= Chandra Lekha Sriram =

Chandra Lekha Sriram (1971–2018) was Professor of Law at the University of London, School of Oriental and African Studies (SOAS). She has written and lectured widely on conflict prevention, post-conflict peacebuilding, human rights, international criminal law, and transitional justice. Her most recent monograph, Peace as governance: Power-sharing, armed groups, and contemporary peace negotiations (2008), offered a comparative critical examination of the use of power-sharing incentives in peace processes in Colombia, Sri Lanka, and Sudan. Previous monographs on transitional justice and international criminal accountability, Confronting past human rights violations: Justice versus peace in times of transition (2004) and Globalizing Justice for mass atrocities: A revolution in accountability (2005); (reviewed in Human Rights Quarterly) examined transitional justice and internationalized and externalized criminal justice processes in or for Sierra Leone, Timor-Leste, El Salvador, Honduras, Sri Lanka, South Africa, and Argentina.

==Book credits==
Professor Sriram has co-edited or co-authored numerous books on human rights and armed conflict, including
- War, Conflict, and Human Rights: Theory and practice (2009, with Olga Martin-Ortega and Johanna Herman) reviewed in Perspectives on Terrorism and in Human Rights Quarterly.
- Her co-edited volume Peace versus justice? The dilemma of power-sharing in Africa (2009/2010, with Suren Pillay) won a CHOICE Outstanding Academic Title award in 2011.
- She co-edited International Law and International Relations: Bridging Theory and Practice (with Thomas Biersteker, Peter Spiro, and Veronica Raffo, 2006)
- Surviving field research: Working in violent and difficult situations (with John C. King, Julie A. Mertus, Olga Martin-Ortega, and Johanna Herman, 2009).
- Managing armed conflicts in the 21st Century (with Adekeye Adebajo, 2001)
- From promise to practice: Strengthening UN capacities for the prevention of violent conflict (with Karin Wermester, 2003)
- Exploring subregional conflict: Opportunities for conflict prevention (with Zoe Nielsen, 2004)

==University of East London School of Law==
Professor Sriram was professor of human rights at the University of East London School of Law from 2005–2010, where she founded and directed the Centre on Human Rights in Conflict, an interdisciplinary research centre devoted to work on the intersection between human rights and conflict prevention, resolution, and peacebuilding. As director of the Centre, she was principal investigator on several larger research grants, including, a large research grant from the British Academy, on Rule of law in African countries emerging from violent conflict: Critical issues and cases (2007–2009), which produced the edited volume Peacebuilding and Rule of Law in Africa: Just peace? (with Olga Martin-Ortega and Johanna Herman, 2010) European Union Framework VII project on Just and Durable Peace by Piece (led by University of Lund, 2008–2011), and a grant from the United States Institute of Peace (with the Norwegian Human Rights Centre, 2010–2012) on Transitional Justice as Peacebuilding.

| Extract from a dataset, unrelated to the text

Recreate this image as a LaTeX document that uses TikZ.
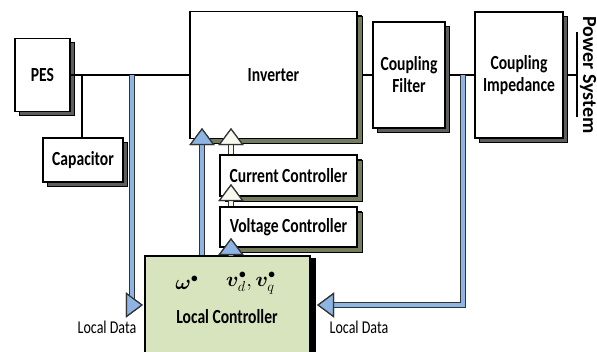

==United Nations Development Programme==
Professor Sriram has consulted for the United Nations Development Programme, Crisis Management International, Human Rights Internet, the Centre for Humanitarian Dialogue, and other organizations. She was team leader of a team that produced, for the United Nations Development Programme, a guidance note on governance and conflict prevention and early recovery, and is on the UNDP experts' roster as a human rights expert. From 2008-2010 she was chair of the Human Rights section of the International Studies Association.

==International Peace Institute==
Professor Sriram directed the conflict prevention project at the International Peace Academy (now the International Peace Institute, a think tank which works primarily with the United Nations) from 2000-2003, holding numerous conferences, workshops, and seminars with United Nations Security Council member state representatives, and key departments, funds and agencies of the United Nations, academics, and representatives of non-governmental organizations. From 2003-2005, she was a lecturer in the School of International Relations at the University of St. Andrews, after which she was a visiting associate professor in 2005 at the University of Maryland School of Law.